皮鞭破空声骤然响起,倒刺撕裂腐肉的瞬间,张广胜感觉自己的灵魂都被扯出了体外。剧痛如潮水般涌来,眼前炸开无数金星,喉间的惨叫几乎要冲破牙关。但他死死咬住下唇,血腥味在口中蔓延。不能叫,一旦示弱就彻底输了。他的思绪开始不受控制地游走,想起小时候在贫民窟饿肚子的夜晚,那时连狗都能随意欺辱他,而现在,至少他还能选择如何死去。
"敬酒不吃吃罚酒。" 山口惠子慢条斯理的声音像是从很远的地方传来。张广胜勉强抬起头,看到阴影里走出蒙着黑巾的夜枭,手中银针在火上烤得通红。恐惧如毒蛇般缠上心头,他想起在码头听说过的酷刑,那些受刑者最后都变成了不会说话的疯子。不行,不能坐以待毙,必须反击。
"我说!"他扯着沙哑的嗓子大喊,声音里带着恰到好处的颤抖。编造谎言的念头在剧痛中愈发清晰,他想起德国人货箱上的齿轮标记,想起山口惠子看温衡时眼中的算计。"苏明远...他说德国人在找'完美容器'...还说..."每一个字都像吞刀片般艰难,但他必须让谎言足够真实。
“完美容器?用来做什么?” 山口惠子俯身捏住他的下巴,涂着丹蔻的指甲掐进肉里。张广胜故意让眼球向上翻,装出即将昏迷的模样:“不知道... 真的不知道... 他们... 他们还在码头藏了... 咳!” 剧烈的咳嗽让他嘴角溢出更多血沫,却成功让山口惠子松开了手。
看着山口惠子若有所思的表情,张广胜知道这场赌局还未结束。

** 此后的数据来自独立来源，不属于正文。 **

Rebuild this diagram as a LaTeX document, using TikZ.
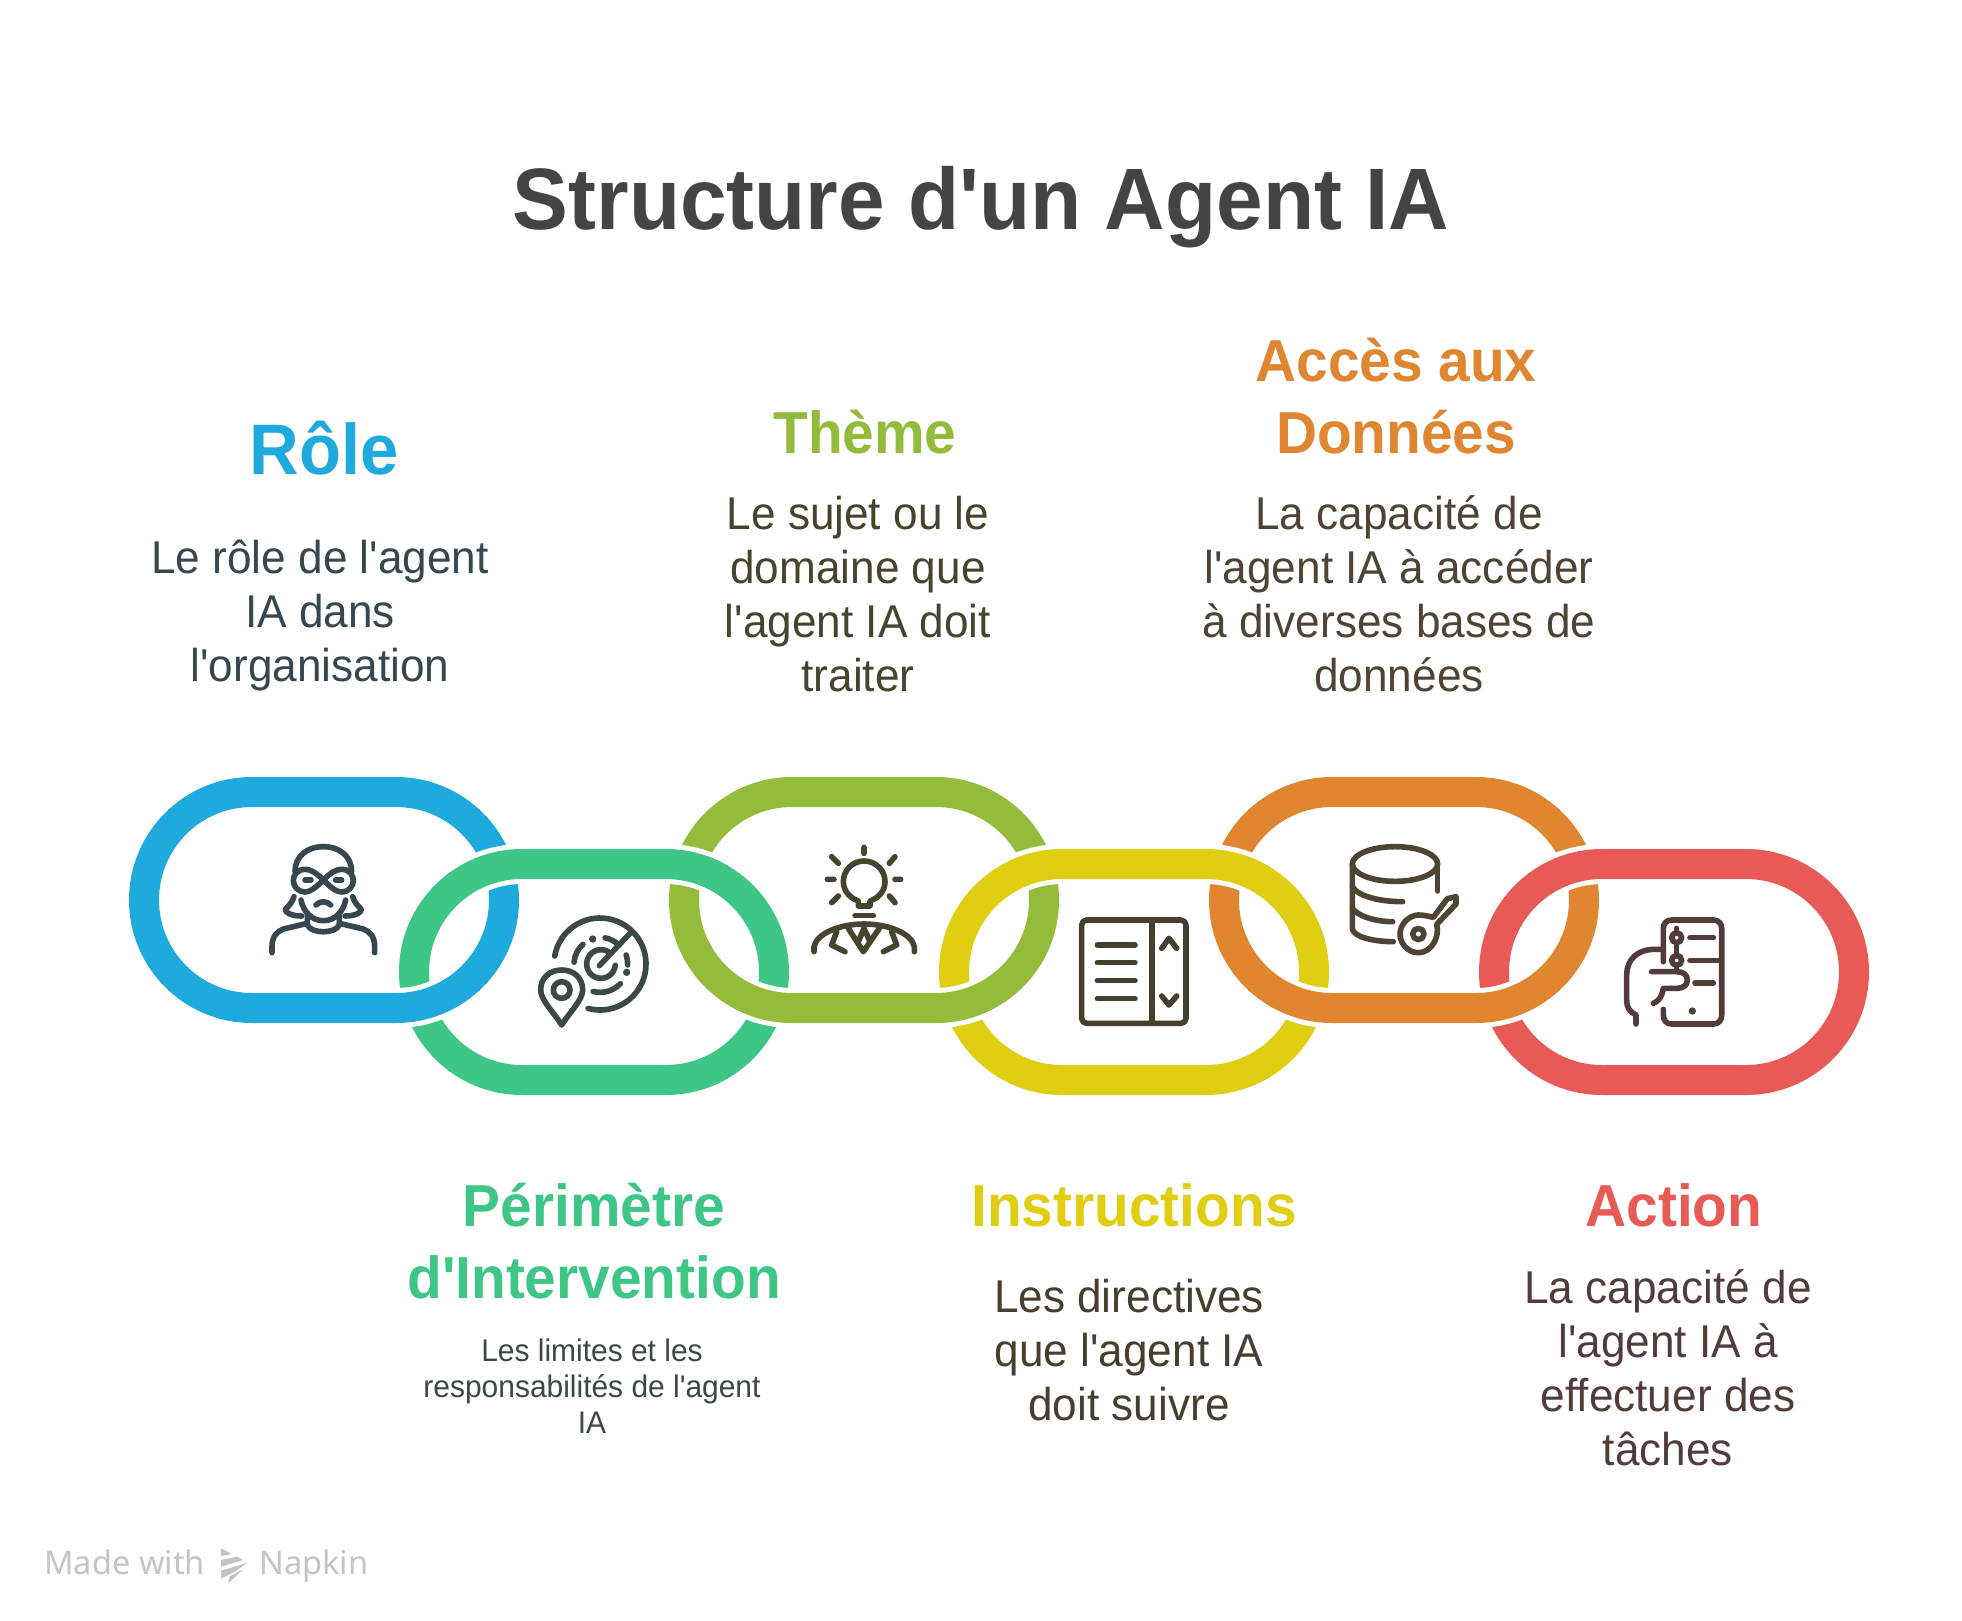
\documentclass[tikz,border=0pt]{standalone}
\usepackage{fontspec}
\setmainfont[FakeStretch=0.96,Ligatures=TeXOff]{Liberation Sans}
\newfontfamily\wm{Noto Sans}
\definecolor{cblue}{HTML}{1EAADC}
\definecolor{cgreen}{HTML}{3EC686}
\definecolor{colive}{HTML}{92BC3A}
\definecolor{cyellow}{HTML}{E0CE12}
\definecolor{corange}{HTML}{E08530}
\definecolor{cred}{HTML}{E85A55}
\definecolor{dblue}{HTML}{37474F}
\definecolor{dgreen}{HTML}{3A4A42}
\definecolor{dolive}{HTML}{45452F}
\definecolor{dyellow}{HTML}{45402E}
\definecolor{dorange}{HTML}{4F4334}
\definecolor{dred}{HTML}{523B3B}
\definecolor{ctitle}{HTML}{444444}
\definecolor{cmark}{HTML}{C4C4C4}
\tikzset{
 ringline/.style={line width=15pt},
 ringhalo/.style={line width=20pt,draw=white},
 ttl/.style={align=center,inner sep=0pt,font=\bfseries\fontsize{29.6}{36}\selectfont},
 dsc/.style={align=center,inner sep=0pt,font=\fontsize{23}{27}\selectfont},
 ico/.style={line width=2.8pt,line cap=round,line join=round},
 zoomed/.style={x=0.16667pt,y=-0.16667pt}
}
\newcommand\ringat[3]{%
 \draw[ringhalo,rounded corners=54pt] (#1,#2) rectangle ++(360,216);
 \draw[ringline,draw=#3,rounded corners=54pt] (#1,#2) rectangle ++(360,216);}
\begin{document}
\begin{tikzpicture}[x=0.5pt,y=-0.5pt]
\useasboundingbox[fill=white] (0,0) rectangle (1962,1620);
% rings: odd ones below, even ones above in the upper half
\ringat{144}{792}{cblue}
\ringat{684}{792}{colive}
\ringat{1224}{792}{corange}
\ringat{414}{864}{cgreen}
\ringat{954}{864}{cyellow}
\ringat{1494}{864}{cred}
\begin{scope}
\clip (0,936) rectangle (1962,1620);
\ringat{144}{792}{cblue}
\ringat{684}{792}{colive}
\ringat{1224}{792}{corange}
\end{scope}
% titles
\node[inner sep=0pt,text=ctitle,font=\bfseries\fontsize{43.6}{50}\selectfont] (title) at (981,207) {Structure d'un Agent IA};
\node[ttl,text=cblue,font=\bfseries\fontsize{35.8}{40}\selectfont] (t1) at (324,448) {Rôle};
\node[dsc,text=dblue] (d1) at (320,616) {Le rôle de l'agent\\IA dans\\l'organisation};
\node[ttl,text=cgreen] (t2) at (594,1241) {Périmètre\\d'Intervention};
\node[align=center,inner sep=0pt,text=dgreen,font=\fontsize{15.6}{18}\selectfont] (d2) at (592,1386) {Les limites et les\\responsabilités de l'agent\\IA};
\node[ttl,text=colive] (t3) at (865,432) {Thème};
\node[dsc,text=dolive] (d3) at (858,594) {Le sujet ou le\\domaine que\\l'agent IA doit\\traiter};
\node[ttl,text=corange] (t4) at (1396,396) {Accès aux\\Données};
\node[dsc,text=dorange] (d4) at (1399,594) {La capacité de\\l'agent IA à accéder\\à diverses bases de\\données};
\node[ttl,text=cyellow] (t5) at (1134,1205) {Instructions};
\node[dsc,text=dyellow] (d5) at (1129,1350) {Les directives\\que l'agent IA\\doit suivre};
\node[ttl,text=cred] (t6) at (1674,1205) {Action};
\node[dsc,text=dred] (d6) at (1668,1368) {La capacité de\\l'agent IA à\\effectuer des\\tâches};
% icon 1
\begin{scope}[shift={(240,830)},zoomed]
\draw[ico,draw=dblue] (165,125) .. controls (165,80) and (200,50) .. (250,50) .. controls (300,50) and (335,80) .. (335,125);
\draw[ico,draw=dblue] (250,150) .. controls (225,125) and (210,118) .. (195,118) .. controls (172,118) and (160,135) .. (160,152) .. controls (160,170) and (175,186) .. (195,186) .. controls (210,186) and (225,175) .. (250,150) .. controls (275,125) and (290,118) .. (305,118) .. controls (328,118) and (340,135) .. (340,152) .. controls (340,170) and (325,186) .. (305,186) .. controls (290,186) and (275,175) .. (250,150);
\draw[ico,draw=dblue] (195,150) -- (213,150) (287,150) -- (305,150);
\draw[ico,draw=dblue] (228,225) .. controls (240,212) and (260,212) .. (272,225);
\draw[ico,draw=dblue] (183,210) .. controls (190,245) and (215,272) .. (250,272) .. controls (285,272) and (310,245) .. (317,210);
\draw[ico,draw=dblue] (162,200) .. controls (158,215) and (148,226) .. (136,238) .. controls (135,248) and (155,258) .. (185,258);
\draw[ico,draw=dblue] (338,200) .. controls (342,215) and (352,226) .. (364,238) .. controls (365,248) and (345,258) .. (315,258);
\draw[ico,draw=dblue] (202,250) -- (202,285) .. controls (215,312) and (285,312) .. (298,285) -- (298,250);
\draw[ico,draw=dblue] (96,368) -- (96,350) .. controls (96,320) and (110,305) .. (130,297) -- (202,280);
\draw[ico,draw=dblue] (404,368) -- (404,350) .. controls (404,320) and (390,305) .. (370,297) -- (298,280);
\end{scope}
% icon 2
\begin{scope}[shift={(520,900)},zoomed]
\draw[ico,draw=dgreen] (240,192) ++(-170:138) arc[start angle=-170,end angle=105,radius=138];
\draw[ico,draw=dgreen] (240,192) ++(-176:78) arc[start angle=-176,end angle=-131,radius=78];
\draw[ico,draw=dgreen] (240,192) ++(-79:80) arc[start angle=-79,end angle=-45,radius=80];
\draw[ico,draw=dgreen] (240,192) ++(-19:83) arc[start angle=-19,end angle=2,radius=83];
\draw[ico,draw=dgreen] (240,192) ++(104:85) arc[start angle=104,end angle=44,radius=85];
\draw[ico,draw=dgreen] (243,192) ++(-60:43) arc[start angle=-60,end angle=-355,radius=43];
\draw[ico,draw=dgreen] (238,197) -- (330,100);
\fill[dgreen] (218,117) circle[radius=11] (320,217) circle[radius=11];
\draw[ico,draw=dgreen] (125,375) .. controls (100,335) and (62,300) .. (62,270) .. controls (62,232) and (90,210) .. (125,210) .. controls (160,210) and (188,232) .. (188,270) .. controls (188,300) and (150,335) .. (125,375) -- cycle;
\draw[ico,draw=dgreen] (125,270) circle[radius=25];
\end{scope}
% icon 3
\begin{scope}[shift={(790,830)},zoomed]
\draw[ico,draw=dolive] (222,52) -- (222,70) (125,80) -- (145,100) (315,80) -- (298,100) (112,148) -- (132,148) (315,148) -- (332,148) (125,218) -- (145,198) (315,218) -- (298,198);
\draw[ico,draw=dolive] (205,228) -- (205,213) .. controls (178,203) and (160,182) .. (160,155) .. controls (160,120) and (188,93) .. (222,93) .. controls (256,93) and (285,120) .. (285,155) .. controls (285,182) and (267,203) .. (240,213) -- (240,228) -- cycle;
\draw[ico,draw=dolive] (195,257) -- (250,257);
\draw[ico,draw=dolive] (72,365) -- (72,350) .. controls (80,310) and (150,282) .. (222,282) .. controls (295,282) and (365,310) .. (373,350) -- (373,365);
\draw[ico,draw=dolive] (175,295) -- (220,365) -- (268,295);
\draw[ico,draw=dolive] (222,295) -- (205,335) (222,295) -- (240,335);
\draw[ico,draw=dolive] (140,305) -- (125,345) -- (165,365) (305,305) -- (320,345) -- (280,365);
\end{scope}
% icon 4
\begin{scope}[shift={(1060,900)},zoomed]
\draw[ico,draw=dyellow,rounded corners=2.5pt] (65,60) rectangle (378,370);
\draw[ico,draw=dyellow] (276,60) -- (276,370);
\draw[ico,draw=dyellow] (112,135) -- (225,135) (112,188) -- (225,188) (112,242) -- (225,242) (112,296) -- (225,296);
\draw[ico,draw=dyellow] (305,145) -- (327,115) -- (350,145) (305,288) -- (327,315) -- (350,288);
\end{scope}
% icon 5
\begin{scope}[shift={(1330,830)},zoomed]
\draw[ico,draw=dorange] (195,102) ellipse[x radius=128,y radius=52];
\draw[ico,draw=dorange] (67,102) -- (67,295) .. controls (67,320) and (130,335) .. (190,335);
\draw[ico,draw=dorange] (67,170) .. controls (80,195) and (140,215) .. (218,215);
\draw[ico,draw=dorange] (67,235) .. controls (80,255) and (130,275) .. (188,275);
\draw[ico,draw=dorange] (323,102) -- (323,183);
\draw[ico,draw=dorange] (310,262) -- (352,206) -- (378,200) -- (378,222) -- (320,283) .. controls (330,320) and (305,368) .. (265,368) .. controls (235,368) and (210,342) .. (210,312) .. controls (210,280) and (240,255) .. (265,255) .. controls (285,255) and (300,260) .. (310,262) -- cycle;
\draw[ico,draw=dorange] (265,312) circle[radius=17];
\end{scope}
% icon 6
\begin{scope}[shift={(1600,900)},zoomed]
\draw[ico,draw=dred] (190,185) -- (190,85) .. controls (190,70) and (200,60) .. (215,60) -- (340,60) .. controls (355,60) and (365,70) .. (365,85) -- (365,345) .. controls (365,362) and (355,372) .. (340,372) -- (215,372) .. controls (200,372) and (190,362) .. (190,345) -- (190,328);
\draw[ico,draw=dred] (270,113) -- (340,113) (270,181) -- (355,181) (285,249) -- (340,249);
\draw[ico,draw=dred] (230,85) -- (230,98) (230,128) -- (230,166) (230,196) -- (230,208);
\draw[ico,draw=dred] (230,113) circle[radius=15] (230,181) circle[radius=15];
\fill[dred] (277,333) circle[radius=11];
\draw[ico,draw=dred] (190,148) -- (165,148) .. controls (110,148) and (80,180) .. (80,225) -- (80,300) .. controls (80,325) and (90,335) .. (108,345) -- (108,372);
\draw[ico,draw=dred] (155,215) -- (230,215) .. controls (250,215) and (262,225) .. (262,240) .. controls (262,255) and (250,265) .. (230,265) -- (190,265) .. controls (185,290) and (180,300) .. (160,310);
\end{scope}
% watermark
\node[inner sep=0pt,anchor=base west,text=cmark,font=\wm\fontsize{16.3}{18}\selectfont] (wm1) at (44,1574) {Made with};
\node[inner sep=0pt,anchor=base west,text=cmark,font=\wm\fontsize{16.3}{18}\selectfont] (wm2) at (259,1574) {Napkin};
\begin{scope}[shift={(30,1530)},zoomed]
\fill[cmark] (573,55) -- (605,72) -- (573,78) -- cycle;
\fill[cmark] (573,90) -- (622,80) -- (640,90) -- (573,110) -- cycle;
\fill[cmark] (573,122) -- (653,98) -- (610,128) -- (573,145) -- cycle;
\fill[cmark] (595,160) -- (598,140) -- (640,118) -- cycle;
\end{scope}
\end{tikzpicture}
\end{document}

回春剂的药效正在消散,皮肤下的灼烧感却越来越强烈,仿佛有无数蚂蚁在啃噬血肉。但只要能让九龙会与德国人继续猜忌,他这具千疮百孔的身体,就是最锋利的匕首。
"继续用刑。" 山口惠子转身时,和服下摆扫过张广胜的脚踝,"下次再吐不出有用的东西,就把他泡进福尔马林里。" 铁门关闭的瞬间,张广胜终于支撑不住下去。